While he started Policybazaar in 2008, he had been thinking of venturing into the insurance space in 2006, driven by what an unnatural industry it is and how much could be done. “What you sell here is a promise. You are paying for a promise. And the best-case scenario here, for both parties, is if you never use the product,” he said.
Insurance was (and is) a huge industry, “a $5 trillion dollar market up there with oil and gas and telecom...It is a sector where the consumer engages but does not spend money. Per capita spend was the lowest,” he said.
But unlike many entrepreneurs who start with self-doubt about whether their venture would work, Yashish and his 17 co-founders thought differently. "We that no doubt it would succeed. There was zero percent doubt."
In fact, until Policybazaar raised its first round of funding from Info Edge (parent of Naukri.com), it was unable to pay salaries to any of its 18 co-founders.
"There were originally 22 of us; four really needed a salary so they couldn't stay. And that's fair enough. But we really couldn't pay anybody a salary. Even outside of that we needed 60-70 lakh to invest in the business, for computers and servers,” he said.
Info Edge came in and committed about Rs 20 crore. The money, however, came in tranches of a couple of crores each quarter. “But they understood things well. They gave us an initial cheque of Rs 1 crore to pay all salary arrears and settle that,” he said.
The rest of Policybazaar’s story is well known, but once again Dahiya said something quite unusual: “There is nothing I would change about Policybazaar even when I look back today at the last 13 years. I have been surprised by how accurate we have been at every step...the consumer has woken up and has started to engage,” he says.

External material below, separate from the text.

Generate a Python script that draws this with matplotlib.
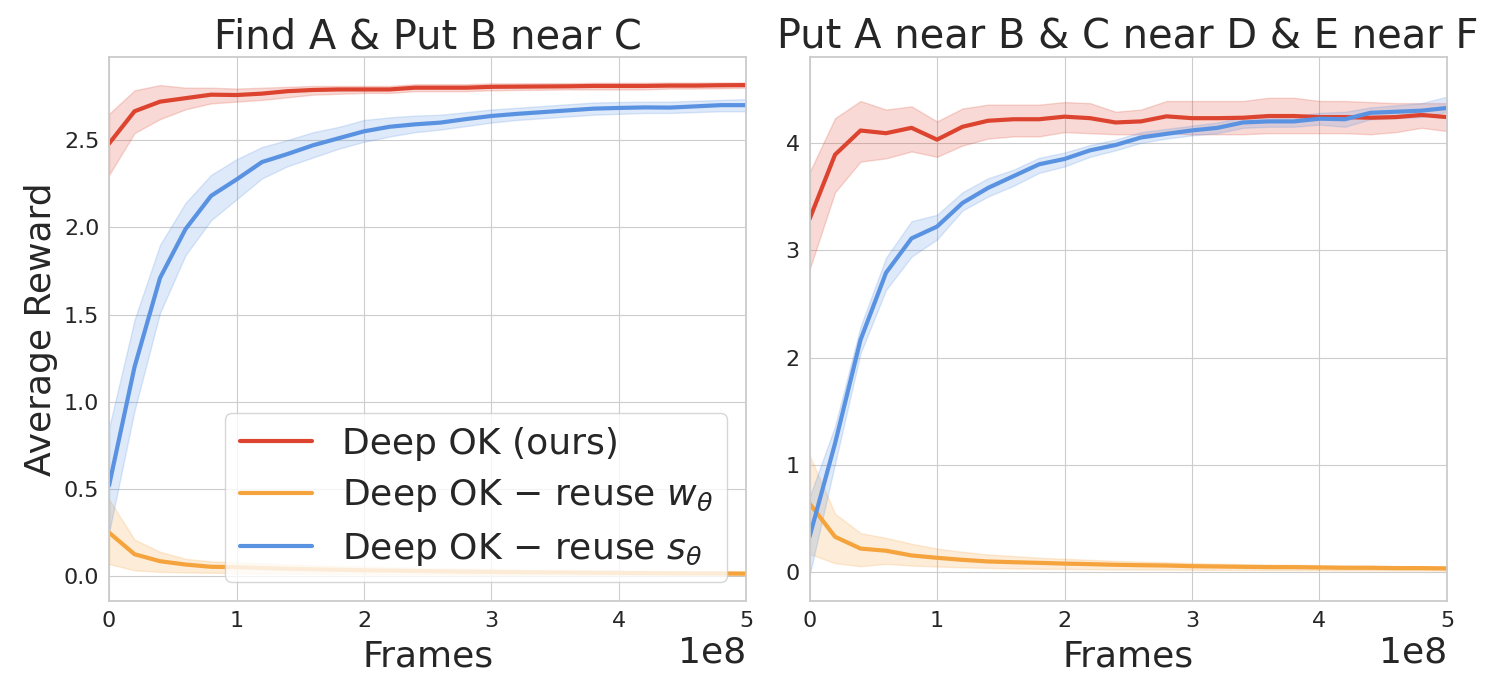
import numpy as np
import matplotlib
matplotlib.use("Agg")
import matplotlib.pyplot as plt
import seaborn as sns

sns.set_style("whitegrid")
plt.rcParams['font.family'] = ['DejaVu Sans']

# frames (26 checkpoints, every 2e7)
frames = np.arange(26) * 2e7

# --- Find A & Put B near C ---
left_ours = [2.48, 2.665, 2.72, 2.74, 2.76, 2.758, 2.766, 2.78, 2.787, 2.79, 2.79, 2.79, 2.80,
             2.80, 2.80, 2.805, 2.806, 2.807, 2.808, 2.81, 2.81, 2.81, 2.812, 2.812, 2.814, 2.815]
left_ours_lo = [2.30, 2.54, 2.62, 2.676, 2.71, 2.72, 2.73, 2.745, 2.76, 2.765, 2.77, 2.77, 2.78,
                2.78, 2.78, 2.785, 2.787, 2.788, 2.79, 2.79, 2.79, 2.79, 2.795, 2.795, 2.797, 2.80]
left_ours_hi = [2.65, 2.785, 2.815, 2.80, 2.80, 2.795, 2.80, 2.805, 2.81, 2.81, 2.81, 2.81, 2.82,
                2.82, 2.82, 2.825, 2.825, 2.826, 2.826, 2.828, 2.828, 2.828, 2.83, 2.83, 2.83, 2.83]

left_w = [0.25, 0.126, 0.086, 0.067, 0.054, 0.052, 0.047, 0.043, 0.040, 0.037, 0.034, 0.032, 0.030,
          0.028, 0.026, 0.025, 0.023, 0.022, 0.021, 0.020, 0.019, 0.018, 0.017, 0.016, 0.016, 0.015]
left_w_lo = [0.07, 0.034, 0.025, 0.022, 0.02, 0.018, 0.016, 0.015, 0.014, 0.013, 0.012, 0.011, 0.010,
             0.010, 0.009, 0.009, 0.008, 0.008, 0.008, 0.007, 0.007, 0.007, 0.006, 0.006, 0.006, 0.006]
left_w_hi = [0.44, 0.21, 0.14, 0.10, 0.085, 0.08, 0.074, 0.068, 0.063, 0.058, 0.054, 0.051, 0.048,
             0.045, 0.043, 0.041, 0.039, 0.037, 0.035, 0.034, 0.033, 0.032, 0.030, 0.029, 0.028, 0.027]

left_s = [0.52, 1.20, 1.71, 1.99, 2.18, 2.274, 2.374, 2.42, 2.47, 2.51, 2.55, 2.576, 2.59,
          2.60, 2.62, 2.638, 2.65, 2.66, 2.67, 2.68, 2.684, 2.687, 2.686, 2.693, 2.70, 2.70]
left_s_lo = [0.25, 0.95, 1.51, 1.84, 2.04, 2.16, 2.28, 2.35, 2.40, 2.45, 2.49, 2.52, 2.545,
             2.56, 2.58, 2.60, 2.615, 2.625, 2.635, 2.645, 2.65, 2.655, 2.655, 2.66, 2.665, 2.665]
left_s_hi = [0.85, 1.47, 1.90, 2.14, 2.30, 2.39, 2.46, 2.50, 2.545, 2.575, 2.615, 2.63, 2.64,
             2.645, 2.66, 2.675, 2.685, 2.695, 2.705, 2.715, 2.718, 2.72, 2.72, 2.725, 2.73, 2.735]

# --- Put A near B & C near D & E near F ---
right_ours = [3.29, 3.89, 4.115, 4.09, 4.14, 4.03, 4.15, 4.206, 4.22, 4.22, 4.244, 4.23, 4.19,
              4.20, 4.247, 4.23, 4.23, 4.234, 4.25, 4.25, 4.24, 4.24, 4.234, 4.24, 4.26, 4.24]
right_ours_lo = [2.82, 3.54, 3.825, 3.856, 3.92, 3.87, 3.975, 4.04, 4.06, 4.06, 4.10, 4.09, 4.08,
                 4.08, 4.09, 4.08, 4.08, 4.08, 4.09, 4.09, 4.09, 4.09, 4.08, 4.10, 4.14, 4.11]
right_ours_hi = [3.725, 4.23, 4.39, 4.31, 4.34, 4.20, 4.32, 4.356, 4.356, 4.356, 4.38, 4.37, 4.29,
                 4.31, 4.39, 4.39, 4.39, 4.39, 4.42, 4.42, 4.39, 4.39, 4.38, 4.37, 4.37, 4.37]

right_w = [0.64, 0.33, 0.22, 0.20, 0.156, 0.134, 0.115, 0.10, 0.093, 0.087, 0.08, 0.075, 0.069,
           0.065, 0.062, 0.056, 0.053, 0.05, 0.047, 0.047, 0.044, 0.041, 0.041, 0.038, 0.038, 0.035]
right_w_lo = [0.17, 0.084, 0.056, 0.078, 0.062, 0.053, 0.045, 0.04, 0.035, 0.032, 0.03, 0.028, 0.026,
              0.025, 0.024, 0.022, 0.021, 0.020, 0.019, 0.019, 0.018, 0.017, 0.017, 0.016, 0.016, 0.015]
right_w_hi = [1.09, 0.545, 0.364, 0.32, 0.265, 0.22, 0.19, 0.165, 0.15, 0.135, 0.125, 0.115, 0.105,
              0.098, 0.092, 0.085, 0.08, 0.075, 0.072, 0.07, 0.066, 0.063, 0.06, 0.058, 0.056, 0.054]

right_s = [0.33, 1.20, 2.165, 2.79, 3.11, 3.22, 3.44, 3.58, 3.69, 3.80, 3.85, 3.93, 3.98,
           4.05, 4.084, 4.116, 4.14, 4.19, 4.20, 4.20, 4.225, 4.22, 4.28, 4.29, 4.30, 4.325]
right_s_lo = [-0.03, 1.01, 2.04, 2.63, 2.94, 3.10, 3.37, 3.50, 3.60, 3.72, 3.78, 3.87, 3.93,
              4.00, 4.04, 4.07, 4.09, 4.14, 4.15, 4.15, 4.17, 4.15, 4.22, 4.23, 4.24, 4.29]
right_s_hi = [0.70, 1.36, 2.29, 2.93, 3.27, 3.33, 3.54, 3.67, 3.75, 3.86, 3.91, 3.98, 4.03,
              4.10, 4.13, 4.16, 4.19, 4.24, 4.25, 4.25, 4.28, 4.29, 4.33, 4.35, 4.37, 4.43]

RED, ORANGE, BLUE = '#dc4430', '#f5a33c', '#5a92e2'

fig, axes = plt.subplots(1, 2, figsize=(14.94, 6.95), dpi=100)
fig.subplots_adjust(left=0.073, right=0.9685, top=0.918, bottom=0.135, wspace=0.099)

panels = [
    (axes[0], "Find A & Put B near C",
     [(left_ours, left_ours_lo, left_ours_hi), (left_w, left_w_lo, left_w_hi), (left_s, left_s_lo, left_s_hi)],
     (-0.143, 2.976), [0.0, 0.5, 1.0, 1.5, 2.0, 2.5], "{:.1f}"),
    (axes[1], "Put A near B & C near D & E near F",
     [(right_ours, right_ours_lo, right_ours_hi), (right_w, right_w_lo, right_w_hi), (right_s, right_s_lo, right_s_hi)],
     (-0.27, 4.80), [0, 1, 2, 3, 4], "{:.0f}"),
]
labels = ["Deep OK (ours)", r"Deep OK $-$ reuse $w_\theta$", r"Deep OK $-$ reuse $s_\theta$"]
colors = [RED, ORANGE, BLUE]

for ax, title, series, ylim, yticks, fmt in panels:
    for (m, lo, hi), c, lab in zip(series, colors, labels):
        ax.fill_between(frames, lo, hi, color=c, alpha=0.2, lw=1)
        ax.plot(frames, m, color=c, lw=3, label=lab)
    ax.set_xlim(0, 5e8)
    ax.set_ylim(*ylim)
    ax.set_yticks(yticks)
    ax.set_yticklabels([fmt.format(v) for v in yticks])
    ax.set_title(title, fontsize=28.8)
    ax.set_xlabel("Frames", fontsize=26, labelpad=6)
    ax.tick_params(labelsize=16)
    ax.xaxis.get_offset_text().set_fontsize(26)
    for sp in ax.spines.values():
        sp.set_color('#cccccc')
        sp.set_linewidth(1.3)

axes[0].set_ylabel("Average Reward", fontsize=26)
axes[0].legend(loc='lower right', fontsize=26, borderaxespad=0.53, handlelength=2.0,
               handletextpad=0.83, labelspacing=0.45)

fig.savefig("out.png", dpi=100)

Dahiya gives some interesting numbers to chart out the company’s future. “Currently about 6 crore families in India can afford private insurance of a meaningful kind. Only 15 percent of these families have insurance, and this 6 crore will become 15 crore in the next 10 years. That is inevitable. So the market is expanding and becoming much more meaningful now,” he said.
Dahiya spoke about his days before Policybazaar, connecting the dots in retrospect and how he was absolutely sure from day one that Policybazaar would succeed.